■ Written task ■
Retype only what runs from the first line of the listing to the line holding "const touroFit = [84, 68];", both included. Do not retype the pictures.

■ Collected material ■
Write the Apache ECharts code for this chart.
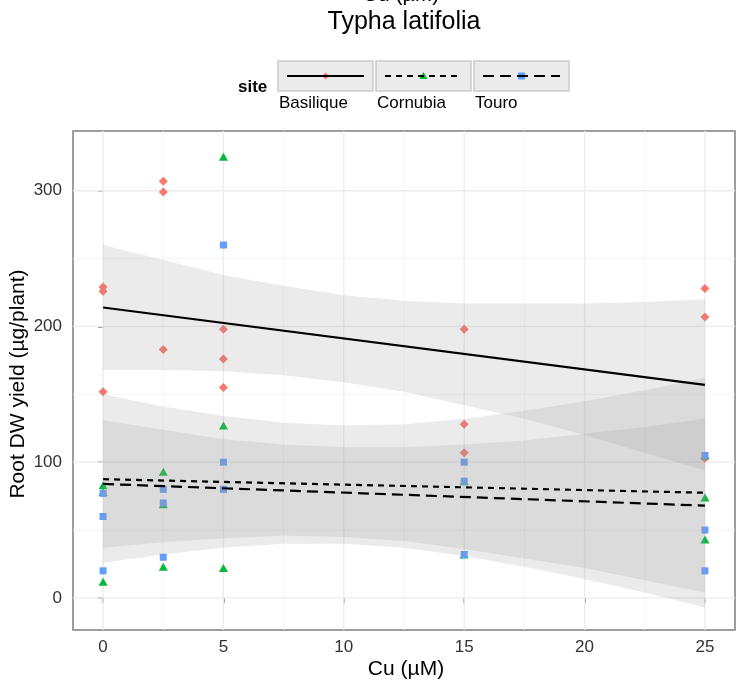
<!DOCTYPE html>
<html><head><meta charset="utf-8">
<script src="https://cdn.jsdelivr.net/npm/echarts@6/dist/echarts.min.js"></script>
<style>html,body{margin:0;padding:0;background:#fff}#c{width:741px;height:686px}</style>
</head><body><div id="c"></div>
<script>
// ---- data ----
const sites = ['Basilique', 'Cornubia', 'Touro'];
const siteColors = ['#F8766D', '#00BA38', '#619CFF'];
const siteSymbols = ['diamond', 'triangle', 'rect'];
const siteDash = ['solid', [6, 5], [11, 6]];

const basiliqueX = [0, 0, 0, 2.5, 2.5, 2.5, 5, 5, 5, 15, 15, 15, 25, 25, 25];
const basiliqueY = [229, 226, 152, 307, 299, 183, 198, 176, 155, 198, 128, 107, 228, 207, 103];
const cornubiaX = [0, 0, 0, 2.5, 2.5, 2.5, 5, 5, 5, 15, 15, 25, 25, 25];
const cornubiaY = [83, 78, 12, 93, 69, 23, 325, 127, 22, 86, 32, 105, 74, 43];
const touroX = [0, 0, 0, 2.5, 2.5, 2.5, 5, 5, 5, 15, 15, 15, 25, 25, 25];
const touroY = [77, 60, 20, 80, 70, 30, 260, 100, 80, 100, 86, 32, 105, 50, 20];

// fitted lines (endpoints at Cu = 0 and 25)
const fitEndsX = [0, 25];
const basiliqueFit = [214, 157];
const cornubiaFit = [87.5, 77.5];
const touroFit = [84, 68];

// confidence bands read along Cu
const bandX = [0, 2.5, 5, 7.5, 10, 12.5, 15, 17.5, 20, 22.5, 25];
const basiliqueLo = [168, 168, 167, 164, 159, 152, 142, 132, 120, 107, 94];
const basiliqueHi = [260, 249, 238, 230, 223, 219, 217, 217, 217, 218, 220];
const cornubiaLo = [26, 32, 37, 40, 40, 37, 31, 23, 14, 4, -7];
const cornubiaHi = [150, 141, 134, 129, 127, 128, 132, 138, 145, 153, 162];
const touroLo = [37, 41, 44, 46, 45, 42, 36, 29, 22, 13, 4];
const touroHi = [131, 124, 117, 113, 111, 111, 113, 116, 121, 126, 132];

// axes
const xTicks = [0, 5, 10, 15, 20, 25];
const xMinor = [2.5, 7.5, 12.5, 17.5, 22.5];
const yTicks = [0, 100, 200, 300];
const yMinor = [50, 150, 250];
const X_MIN = -1.25, X_MAX = 26.25, Y_MIN = -23.6, Y_MAX = 344;

const titleText = 'Typha latifolia';
const xTitle = 'Cu (µM)';
const yTitle = 'Root DW yield (µg/plant)';
const legendTitle = 'site';

// ---- chart ----
const FONT = '"Liberation Sans", Arial, sans-serif';
const chart = echarts.init(document.getElementById('c'), null, {renderer: 'canvas'});

const scatterX = [basiliqueX, cornubiaX, touroX];
const scatterY = [basiliqueY, cornubiaY, touroY];
const fits = [basiliqueFit, cornubiaFit, touroFit];
const bands = [[basiliqueLo, basiliqueHi], [cornubiaLo, cornubiaHi], [touroLo, touroHi]];
const symSizes = [[9, 9], [9, 8], [7, 7]];

const series = [];

// grid lines
const gridData = [];
xMinor.forEach(v => gridData.push([v, 0, 1]));
yMinor.forEach(v => gridData.push([v, 1, 1]));
xTicks.forEach(v => gridData.push([v, 0, 0]));
yTicks.forEach(v => gridData.push([v, 1, 0]));
series.push({
  type: 'custom', silent: true, z: 1, data: gridData,
  encode: {x: 0, y: 1},
  renderItem(params, api) {
    const v = api.value(0), o = api.value(1), m = api.value(2);
    let p1, p2;
    if (o === 0) { p1 = api.coord([v, Y_MIN]); p2 = api.coord([v, Y_MAX]); }
    else { p1 = api.coord([X_MIN, v]); p2 = api.coord([X_MAX, v]); }
    return {type: 'line', shape: {x1: p1[0], y1: p1[1], x2: p2[0], y2: p2[1]},
      style: {stroke: m ? '#f5f5f5' : '#ebebeb', lineWidth: m ? 1 : 1.3}};
  }
});

sites.forEach((s, i) => {
  series.push({
    type: 'scatter', name: s, z: 2,
    symbol: siteSymbols[i], symbolSize: symSizes[i],
    itemStyle: {color: siteColors[i], opacity: 1},
    data: scatterX[i].map((x, k) => [x, scatterY[i][k]])
  });
});

sites.forEach((s, i) => {
  const lo = bands[i][0], hi = bands[i][1];
  series.push({
    type: 'custom', name: s + ' band', silent: true, z: 3,
    data: [[bandX[0], lo[0]]],
    renderItem(params, api) {
      const pts = [];
      for (let k = 0; k < bandX.length; k++) pts.push(api.coord([bandX[k], hi[k]]));
      for (let k = bandX.length - 1; k >= 0; k--) pts.push(api.coord([bandX[k], lo[k]]));
      return {type: 'polygon', shape: {points: pts}, style: {fill: 'rgba(153,153,153,0.2)'}};
    }
  });
});

sites.forEach((s, i) => {
  series.push({
    type: 'line', name: s + ' fit', z: 4, silent: true,
    showSymbol: false, symbol: 'none',
    lineStyle: {color: '#000', width: 2.2, type: siteDash[i]},
    data: fitEndsX.map((x, k) => [x, fits[i][k]])
  });
});

// legend + texts as graphics
const graphic = [];
graphic.push({type: 'text', x: 404, y: 22, style: {text: titleText, font: '25px ' + FONT, fill: '#000', align: 'center', verticalAlign: 'middle'}});
graphic.push({type: 'text', x: 401, y: -5, style: {text: xTitle, font: '21px ' + FONT, fill: '#000', align: 'center', verticalAlign: 'middle'}});
graphic.push({type: 'text', x: 406, y: 669, style: {text: xTitle, font: '21px ' + FONT, fill: '#000', align: 'center', verticalAlign: 'middle'}});
graphic.push({type: 'text', x: 18, y: 384, rotation: Math.PI / 2, style: {text: yTitle, font: '21px ' + FONT, fill: '#000', align: 'center', verticalAlign: 'middle'}});
graphic.push({type: 'text', x: 238, y: 87, style: {text: legendTitle, font: 'bold 17px ' + FONT, fill: '#000', align: 'left', verticalAlign: 'middle'}});
const keyX0 = 278, keyStep = 98, keyW = 95, keyH = 30, keyY = 61;
sites.forEach((s, i) => {
  const x = keyX0 + i * keyStep, cx = x + keyW / 2, cy = keyY + keyH / 2;
  graphic.push({type: 'rect', shape: {x: x, y: keyY, width: keyW, height: keyH}, style: {fill: '#ebebeb', stroke: '#cccccc', lineWidth: 1.5}});
  if (siteSymbols[i] === 'diamond') {
    graphic.push({type: 'polygon', shape: {points: [[cx, cy - 3.5], [cx + 3.5, cy], [cx, cy + 3.5], [cx - 3.5, cy]]}, style: {fill: siteColors[i]}});
  } else if (siteSymbols[i] === 'triangle') {
    graphic.push({type: 'polygon', shape: {points: [[cx, cy - 4], [cx + 4, cy + 3], [cx - 4, cy + 3]]}, style: {fill: siteColors[i]}});
  } else {
    graphic.push({type: 'rect', shape: {x: cx - 3.5, y: cy - 3.5, width: 7, height: 7}, style: {fill: siteColors[i]}});
  }
  graphic.push({type: 'line', shape: {x1: x + 9, y1: cy, x2: x + keyW - 9, y2: cy},
    style: {stroke: '#000', lineWidth: 2.2, lineDash: siteDash[i] === 'solid' ? null : siteDash[i]}});
  graphic.push({type: 'text', x: x + 1, y: 103, style: {text: s, font: '17px ' + FONT, fill: '#000', align: 'left', verticalAlign: 'middle'}});
});

chart.setOption({
  animation: false,
  backgroundColor: '#ffffff',
  textStyle: {fontFamily: FONT},
  grid: {left: 73, right: 6, top: 131, bottom: 56, show: true, borderColor: '#7f7f7f', borderWidth: 1.5, backgroundColor: '#fff'},
  xAxis: {
    type: 'value', min: X_MIN, max: X_MAX, splitNumber: 5,
    splitLine: {show: false}, axisLine: {show: false},
    axisTick: {show: true, length: 5, customValues: xTicks, lineStyle: {color: '#7f7f7f', width: 1.5}},
    axisLabel: {customValues: xTicks, margin: 9, color: '#333', fontSize: 17, fontFamily: FONT}
  },
  yAxis: {
    type: 'value', min: Y_MIN, max: Y_MAX, splitNumber: 4,
    splitLine: {show: false}, axisLine: {show: false},
    axisTick: {show: true, length: 5, customValues: yTicks, lineStyle: {color: '#7f7f7f', width: 1.5}},
    axisLabel: {customValues: yTicks, margin: 11, color: '#333', fontSize: 17, fontFamily: FONT}
  },
  graphic: graphic,
  series: series
});
</script></body></html>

■ Answer ■
Write the Apache ECharts code for this chart.
<!DOCTYPE html>
<html><head><meta charset="utf-8">
<script src="https://cdn.jsdelivr.net/npm/echarts@6/dist/echarts.min.js"></script>
<style>html,body{margin:0;padding:0;background:#fff}#c{width:741px;height:686px}</style>
</head><body><div id="c"></div>
<script>
// ---- data ----
const sites = ['Basilique', 'Cornubia', 'Touro'];
const siteColors = ['#F8766D', '#00BA38', '#619CFF'];
const siteSymbols = ['diamond', 'triangle', 'rect'];
const siteDash = ['solid', [6, 5], [11, 6]];

const basiliqueX = [0, 0, 0, 2.5, 2.5, 2.5, 5, 5, 5, 15, 15, 15, 25, 25, 25];
const basiliqueY = [229, 226, 152, 307, 299, 183, 198, 176, 155, 198, 128, 107, 228, 207, 103];
const cornubiaX = [0, 0, 0, 2.5, 2.5, 2.5, 5, 5, 5, 15, 15, 25, 25, 25];
const cornubiaY = [83, 78, 12, 93, 69, 23, 325, 127, 22, 86, 32, 105, 74, 43];
const touroX = [0, 0, 0, 2.5, 2.5, 2.5, 5, 5, 5, 15, 15, 15, 25, 25, 25];
const touroY = [77, 60, 20, 80, 70, 30, 260, 100, 80, 100, 86, 32, 105, 50, 20];

// fitted lines (endpoints at Cu = 0 and 25)
const fitEndsX = [0, 25];
const basiliqueFit = [214, 157];
const cornubiaFit = [87.5, 77.5];
const touroFit = [84, 68];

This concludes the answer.